Entries taken from a collection:
------------

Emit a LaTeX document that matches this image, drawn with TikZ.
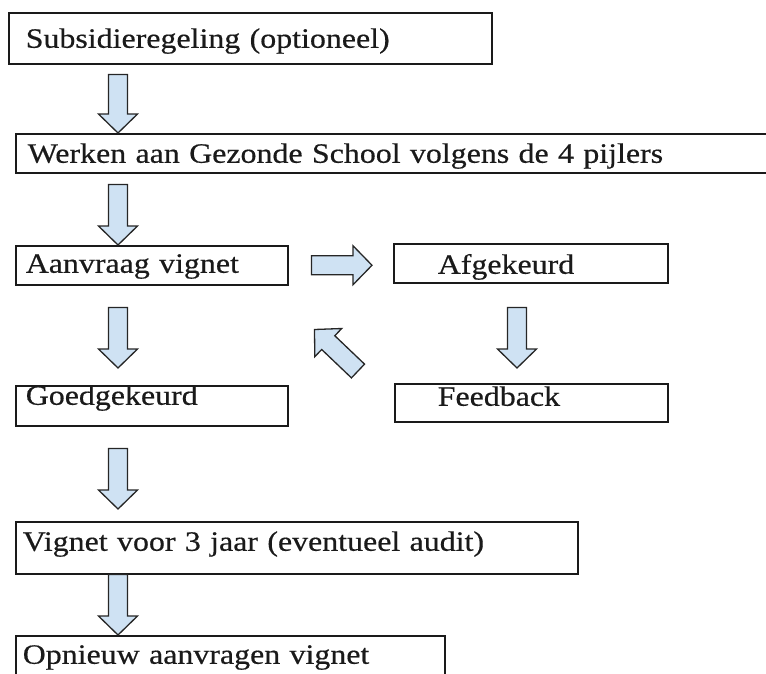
\documentclass[tikz,border=0pt]{standalone}
\usepackage{fontspec}
\setmainfont{Liberation Serif}[FakeStretch=1.14, FakeBold=0.5]
\usepackage{xcolor}
\usetikzlibrary{calc}
\definecolor{pijlblauw}{HTML}{CFE2F3}
\definecolor{pijlrand}{HTML}{262626}
\definecolor{tekst}{HTML}{1A1A1A}
\tikzset{
    blok/.style = {draw=tekst, line width=1.5pt, anchor=north west, inner ysep=0pt,
        align=left, text=tekst, font=\fontsize{28}{32}\selectfont},
    blokpijl/.style = {draw=pijlrand, fill=pijlblauw, line width=1.3pt, line join=miter,
        to path={(\tikztostart) coordinate (ps) (\tikztotarget) coordinate (pt)
            ($(ps)!9.5pt!90:(pt)$) -- ($(pt)!19pt!(ps)!9.5pt!90:(pt)$)
            -- ($(pt)!19pt!(ps)!19.5pt!90:(pt)$) -- (pt)
            -- ($(pt)!19pt!(ps)!19.5pt!-90:(pt)$) -- ($(pt)!19pt!(ps)!9.5pt!-90:(pt)$)
            -- ($(ps)!9.5pt!-90:(pt)$) -- cycle}}
}

\begin{document}
\begin{tikzpicture}[x=1pt, y=-1pt]
    \clip (0,0) rectangle (766,673);
    % kolommen voor de pijlen
    \coordinate (as) at (118,0);
    \coordinate (ar) at (517,0);

    \node[blok, inner xsep=17pt, text width=449pt, text height=35pt, text depth=16pt] (sub) at (8,12) {Subsidieregeling (optioneel)};
    \node[blok, inner xsep=12pt, text width=776pt, text height=29pt, text depth=10pt] (werk) at (15,133) {Werken aan Gezonde School volgens de 4 pijlers};
    \node[blok, inner xsep=10pt, text width=252pt, text height=27pt, text depth=12pt] (aanv) at (15,245) {Aanvraag vignet};
    \node[blok, inner xsep=44pt, text width=186pt, text height=30pt, text depth=9pt] (afgek) at (393,243) {Afgekeurd};
    \node[blok, inner xsep=43pt, text width=187pt, text height=22pt, text depth=16pt] (feedb) at (394,383) {Feedback};
    \node[blok, inner xsep=10pt, text width=252pt, text height=19pt, text depth=21pt] (goed) at (15,385) {Goedgekeurd};
    \node[blok, inner xsep=7pt, text width=548pt, text height=29pt, text depth=23pt] (vign) at (15,521) {Vignet voor 3 jaar (eventueel audit)};
    \node[blok, inner xsep=7pt, text width=415pt, text height=28pt, text depth=17pt] (opn) at (15,635) {Opnieuw aanvragen vignet};

    \draw[blokpijl] ($(sub.south -| as)+(0,10)$) to (werk.north -| as);
    \draw[blokpijl] ($(werk.south -| as)+(0,11)$) to (aanv.north -| as);
    \draw[blokpijl] ($(aanv.south -| as)+(0,22)$) to ($(goed.north -| as)+(0,-17)$);
    \draw[blokpijl] ($(goed.south -| as)+(0,22)$) to ($(vign.north -| as)+(0,-12)$);
    \draw[blokpijl] (vign.south -| as) to (opn.north -| as);
    \draw[blokpijl] ($(aanv.east)+(23,0)$) to ($(afgek.west |- aanv.east)+(-21,0)$);
    \draw[blokpijl] ($(afgek.south -| ar)+(0,24)$) to ($(feedb.north -| ar)+(0,-15)$);
    \draw[blokpijl] ($(feedb.north west)+(-36,-12)$) to ($(aanv.south east)+(26,44)$);
\end{tikzpicture}
\end{document}
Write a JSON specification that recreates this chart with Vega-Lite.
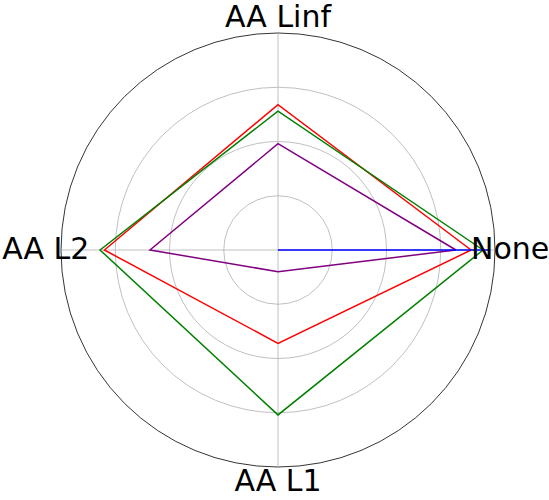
{
  "$schema": "https://vega.github.io/schema/vega-lite/v6.json",
  "width": 434,
  "height": 434,
  "autosize": {"type": "none"},
  "padding": {"left": 61, "top": 33, "right": 54, "bottom": 33},
  "background": "white",
  "config": {"view": {"stroke": null}},
  "datasets": {
    "series": [
      {"series": "S4", "axis": "None", "k": 0, "value": 0.82},
      {"series": "S4", "axis": "AA Linf", "k": 1, "value": 0.49},
      {"series": "S4", "axis": "AA L2", "k": 2, "value": 0.59},
      {"series": "S4", "axis": "AA L1", "k": 3, "value": 0.10},
      {"series": "S4", "axis": "None", "k": 4, "value": 0.82},
      {"series": "S2", "axis": "None", "k": 0, "value": 0.89},
      {"series": "S2", "axis": "AA Linf", "k": 1, "value": 0.67},
      {"series": "S2", "axis": "AA L2", "k": 2, "value": 0.80},
      {"series": "S2", "axis": "AA L1", "k": 3, "value": 0.43},
      {"series": "S2", "axis": "None", "k": 4, "value": 0.89},
      {"series": "S3", "axis": "None", "k": 0, "value": 0.945},
      {"series": "S3", "axis": "AA Linf", "k": 1, "value": 0.64},
      {"series": "S3", "axis": "AA L2", "k": 2, "value": 0.82},
      {"series": "S3", "axis": "AA L1", "k": 3, "value": 0.76},
      {"series": "S3", "axis": "None", "k": 4, "value": 0.945},
      {"series": "S1", "axis": "None", "k": 0, "value": 0.97},
      {"series": "S1", "axis": "AA Linf", "k": 1, "value": 0},
      {"series": "S1", "axis": "AA L2", "k": 2, "value": 0},
      {"series": "S1", "axis": "AA L1", "k": 3, "value": 0},
      {"series": "S1", "axis": "None", "k": 4, "value": 0.97}
    ],
    "axes": [
      {"axis": "None", "k": 0},
      {"axis": "AA Linf", "k": 1},
      {"axis": "AA L2", "k": 2},
      {"axis": "AA L1", "k": 3}
    ],
    "grid": [
      {"r": 0.25, "kind": "grid"},
      {"r": 0.5, "kind": "grid"},
      {"r": 0.75, "kind": "grid"},
      {"r": 1.0, "kind": "outer"}
    ]
  },
  "layer": [
    {
      "data": {"name": "grid"},
      "transform": [{"calculate": "0", "as": "ox"}],
      "mark": {"type": "point", "shape": "circle", "filled": false, "strokeWidth": 0.8, "opacity": 1},
      "encoding": {
        "x": {"field": "ox", "type": "quantitative", "scale": {"domain": [-1, 1]}, "axis": null},
        "y": {"field": "ox", "type": "quantitative", "scale": {"domain": [-1, 1]}, "axis": null},
        "size": {"field": "r", "type": "quantitative", "scale": {"type": "pow", "exponent": 2, "domain": [0, 1], "range": [0, 188356], "zero": true}, "legend": null},
        "stroke": {"field": "kind", "type": "nominal", "scale": {"domain": ["grid", "outer"], "range": ["#b0b0b0", "#000000"]}, "legend": null}
      }
    },
    {
      "data": {"name": "axes"},
      "transform": [
        {"calculate": "0", "as": "ox"},
        {"calculate": "cos(datum.k * PI / 2)", "as": "ax"},
        {"calculate": "sin(datum.k * PI / 2)", "as": "ay"}
      ],
      "mark": {"type": "rule", "stroke": "#b0b0b0", "strokeWidth": 0.8},
      "encoding": {
        "x": {"field": "ox", "type": "quantitative", "scale": {"domain": [-1, 1]}, "axis": null},
        "y": {"field": "ox", "type": "quantitative", "scale": {"domain": [-1, 1]}, "axis": null},
        "x2": {"field": "ax"},
        "y2": {"field": "ay"}
      }
    },
    {
      "data": {"name": "series"},
      "transform": [
        {"calculate": "datum.value * cos(datum.k * PI / 2)", "as": "px"},
        {"calculate": "datum.value * sin(datum.k * PI / 2)", "as": "py"}
      ],
      "mark": {"type": "line", "strokeWidth": 1.5, "interpolate": "linear"},
      "encoding": {
        "x": {"field": "px", "type": "quantitative", "scale": {"domain": [-1, 1]}, "axis": null},
        "y": {"field": "py", "type": "quantitative", "scale": {"domain": [-1, 1]}, "axis": null},
        "color": {"field": "series", "type": "nominal", "scale": {"domain": ["S1", "S2", "S3", "S4"], "range": ["#0000ff", "#ff0000", "#008000", "#800080"]}, "legend": null},
        "order": {"field": "k", "type": "quantitative"}
      }
    },
    {
      "data": {"name": "axes"},
      "transform": [
        {"calculate": "1.07 * cos(datum.k * PI / 2)", "as": "lx"},
        {"calculate": "1.07 * sin(datum.k * PI / 2)", "as": "ly"}
      ],
      "mark": {"type": "text", "font": "DejaVu Sans", "fontSize": 30, "align": "center", "baseline": "middle", "color": "#000000"},
      "encoding": {
        "x": {"field": "lx", "type": "quantitative", "scale": {"domain": [-1, 1]}, "axis": null},
        "y": {"field": "ly", "type": "quantitative", "scale": {"domain": [-1, 1]}, "axis": null},
        "text": {"field": "axis", "type": "nominal"}
      }
    }
  ]
}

------------

[Work required]
List all lines where "with" occurs.

[Result of the task]
Emit a LaTeX document that matches this image, drawn with TikZ.
Write a JSON specification that recreates this chart with Vega-Lite.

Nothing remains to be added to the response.